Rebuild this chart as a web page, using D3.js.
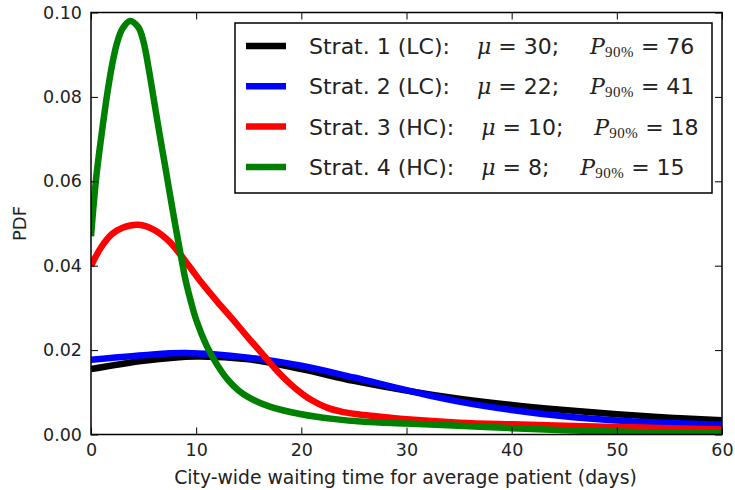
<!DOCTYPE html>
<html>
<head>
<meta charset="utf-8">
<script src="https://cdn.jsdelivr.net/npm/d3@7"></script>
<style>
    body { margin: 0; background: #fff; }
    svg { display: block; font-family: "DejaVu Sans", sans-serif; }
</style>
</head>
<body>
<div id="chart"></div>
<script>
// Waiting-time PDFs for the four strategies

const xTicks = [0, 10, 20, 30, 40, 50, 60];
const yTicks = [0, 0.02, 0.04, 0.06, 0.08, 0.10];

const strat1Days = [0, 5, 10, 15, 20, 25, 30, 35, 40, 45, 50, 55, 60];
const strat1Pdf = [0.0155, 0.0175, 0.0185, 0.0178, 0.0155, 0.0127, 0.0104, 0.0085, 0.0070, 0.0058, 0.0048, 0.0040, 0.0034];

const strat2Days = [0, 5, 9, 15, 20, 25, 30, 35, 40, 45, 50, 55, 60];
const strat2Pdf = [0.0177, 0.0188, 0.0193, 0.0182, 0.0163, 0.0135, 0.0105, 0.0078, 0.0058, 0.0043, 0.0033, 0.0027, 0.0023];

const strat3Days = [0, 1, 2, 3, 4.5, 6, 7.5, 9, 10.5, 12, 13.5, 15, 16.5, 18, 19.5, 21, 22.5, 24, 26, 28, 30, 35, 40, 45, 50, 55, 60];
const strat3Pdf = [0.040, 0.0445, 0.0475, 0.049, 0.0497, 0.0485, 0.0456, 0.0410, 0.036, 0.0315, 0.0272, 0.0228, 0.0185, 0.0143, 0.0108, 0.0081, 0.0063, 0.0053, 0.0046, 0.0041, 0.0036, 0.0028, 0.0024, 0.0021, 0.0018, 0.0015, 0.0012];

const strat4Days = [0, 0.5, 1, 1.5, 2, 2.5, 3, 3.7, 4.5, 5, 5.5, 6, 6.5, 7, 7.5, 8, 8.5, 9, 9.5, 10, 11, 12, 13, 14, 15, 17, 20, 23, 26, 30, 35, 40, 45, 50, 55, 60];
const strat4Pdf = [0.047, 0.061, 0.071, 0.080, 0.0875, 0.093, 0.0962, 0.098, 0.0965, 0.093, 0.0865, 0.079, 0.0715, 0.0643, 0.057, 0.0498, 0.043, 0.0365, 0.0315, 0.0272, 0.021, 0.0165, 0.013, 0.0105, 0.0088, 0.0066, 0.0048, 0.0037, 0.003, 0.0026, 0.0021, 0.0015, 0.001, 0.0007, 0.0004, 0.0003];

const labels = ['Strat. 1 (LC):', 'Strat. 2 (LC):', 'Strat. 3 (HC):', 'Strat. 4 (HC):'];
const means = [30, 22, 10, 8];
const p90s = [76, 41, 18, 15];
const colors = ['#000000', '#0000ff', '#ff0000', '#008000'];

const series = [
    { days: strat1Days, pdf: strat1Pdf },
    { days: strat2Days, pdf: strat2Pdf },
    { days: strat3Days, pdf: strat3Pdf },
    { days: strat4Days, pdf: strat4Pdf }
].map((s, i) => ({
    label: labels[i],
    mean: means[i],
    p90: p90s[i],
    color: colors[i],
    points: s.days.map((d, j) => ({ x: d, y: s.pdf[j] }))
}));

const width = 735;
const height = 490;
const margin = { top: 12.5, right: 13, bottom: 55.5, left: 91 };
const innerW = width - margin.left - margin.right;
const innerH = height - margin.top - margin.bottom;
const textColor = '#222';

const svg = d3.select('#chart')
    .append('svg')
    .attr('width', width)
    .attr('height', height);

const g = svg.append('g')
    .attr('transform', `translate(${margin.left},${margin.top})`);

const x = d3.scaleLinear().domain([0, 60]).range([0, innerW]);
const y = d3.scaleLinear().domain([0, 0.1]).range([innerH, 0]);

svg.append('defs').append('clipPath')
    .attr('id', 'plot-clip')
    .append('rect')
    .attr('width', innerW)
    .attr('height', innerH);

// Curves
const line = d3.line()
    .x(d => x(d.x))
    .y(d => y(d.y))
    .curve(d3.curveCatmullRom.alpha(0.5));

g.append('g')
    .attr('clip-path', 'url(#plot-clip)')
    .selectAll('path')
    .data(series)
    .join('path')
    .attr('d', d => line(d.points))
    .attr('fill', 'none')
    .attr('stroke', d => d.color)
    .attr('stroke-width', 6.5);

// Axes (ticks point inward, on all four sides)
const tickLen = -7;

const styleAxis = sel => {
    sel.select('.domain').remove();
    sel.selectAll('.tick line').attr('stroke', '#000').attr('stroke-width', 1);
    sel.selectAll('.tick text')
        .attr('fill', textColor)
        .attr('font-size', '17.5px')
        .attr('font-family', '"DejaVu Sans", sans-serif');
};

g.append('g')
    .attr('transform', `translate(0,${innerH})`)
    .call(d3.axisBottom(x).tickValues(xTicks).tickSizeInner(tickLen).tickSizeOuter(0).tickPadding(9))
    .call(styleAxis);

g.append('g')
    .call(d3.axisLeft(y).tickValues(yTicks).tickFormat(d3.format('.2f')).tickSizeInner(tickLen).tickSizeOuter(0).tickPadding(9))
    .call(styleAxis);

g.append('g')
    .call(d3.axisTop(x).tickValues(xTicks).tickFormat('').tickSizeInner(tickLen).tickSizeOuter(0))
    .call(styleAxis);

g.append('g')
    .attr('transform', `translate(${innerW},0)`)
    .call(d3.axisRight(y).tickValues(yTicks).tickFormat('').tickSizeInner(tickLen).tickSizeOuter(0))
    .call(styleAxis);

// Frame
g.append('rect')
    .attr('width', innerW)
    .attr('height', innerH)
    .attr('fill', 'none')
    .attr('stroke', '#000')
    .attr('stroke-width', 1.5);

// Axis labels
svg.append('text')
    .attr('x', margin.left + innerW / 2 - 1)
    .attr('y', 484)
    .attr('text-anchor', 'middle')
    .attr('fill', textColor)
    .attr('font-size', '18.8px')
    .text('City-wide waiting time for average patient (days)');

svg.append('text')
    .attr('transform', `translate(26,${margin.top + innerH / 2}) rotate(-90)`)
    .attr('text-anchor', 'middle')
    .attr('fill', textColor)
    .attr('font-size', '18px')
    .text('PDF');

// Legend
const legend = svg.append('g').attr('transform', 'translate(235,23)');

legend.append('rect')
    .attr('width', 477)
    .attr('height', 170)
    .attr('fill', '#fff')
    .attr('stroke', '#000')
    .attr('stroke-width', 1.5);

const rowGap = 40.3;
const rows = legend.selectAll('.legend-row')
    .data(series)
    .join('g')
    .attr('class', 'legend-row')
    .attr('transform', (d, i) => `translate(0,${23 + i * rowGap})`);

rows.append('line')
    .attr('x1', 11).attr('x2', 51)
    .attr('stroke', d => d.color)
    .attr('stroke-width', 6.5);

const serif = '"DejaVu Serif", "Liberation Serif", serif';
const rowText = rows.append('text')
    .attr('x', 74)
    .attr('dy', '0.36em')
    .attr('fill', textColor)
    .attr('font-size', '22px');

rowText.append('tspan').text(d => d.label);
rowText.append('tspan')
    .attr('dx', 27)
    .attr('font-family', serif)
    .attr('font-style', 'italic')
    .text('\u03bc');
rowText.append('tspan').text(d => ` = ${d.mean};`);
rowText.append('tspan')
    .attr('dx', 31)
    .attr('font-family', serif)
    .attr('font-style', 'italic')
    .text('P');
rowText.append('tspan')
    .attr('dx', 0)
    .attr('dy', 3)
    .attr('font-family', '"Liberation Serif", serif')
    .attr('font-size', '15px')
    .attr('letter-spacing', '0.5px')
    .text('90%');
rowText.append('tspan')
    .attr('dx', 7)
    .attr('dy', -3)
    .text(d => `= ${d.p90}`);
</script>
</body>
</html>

# # # # #

■ **INSTRUCTION**
Please restate the material above line by line, exactly, beginning at its first line and ending with the line that contains "0.0048, 0.0040, 0.0034];", without any pictures.

■ **SOLUTION TO THIS PROBLEM**
Rebuild this chart as a web page, using D3.js.
<!DOCTYPE html>
<html>
<head>
<meta charset="utf-8">
<script src="https://cdn.jsdelivr.net/npm/d3@7"></script>
<style>
    body { margin: 0; background: #fff; }
    svg { display: block; font-family: "DejaVu Sans", sans-serif; }
</style>
</head>
<body>
<div id="chart"></div>
<script>
// Waiting-time PDFs for the four strategies

const xTicks = [0, 10, 20, 30, 40, 50, 60];
const yTicks = [0, 0.02, 0.04, 0.06, 0.08, 0.10];

const strat1Days = [0, 5, 10, 15, 20, 25, 30, 35, 40, 45, 50, 55, 60];
const strat1Pdf = [0.0155, 0.0175, 0.0185, 0.0178, 0.0155, 0.0127, 0.0104, 0.0085, 0.0070, 0.0058, 0.0048, 0.0040, 0.0034];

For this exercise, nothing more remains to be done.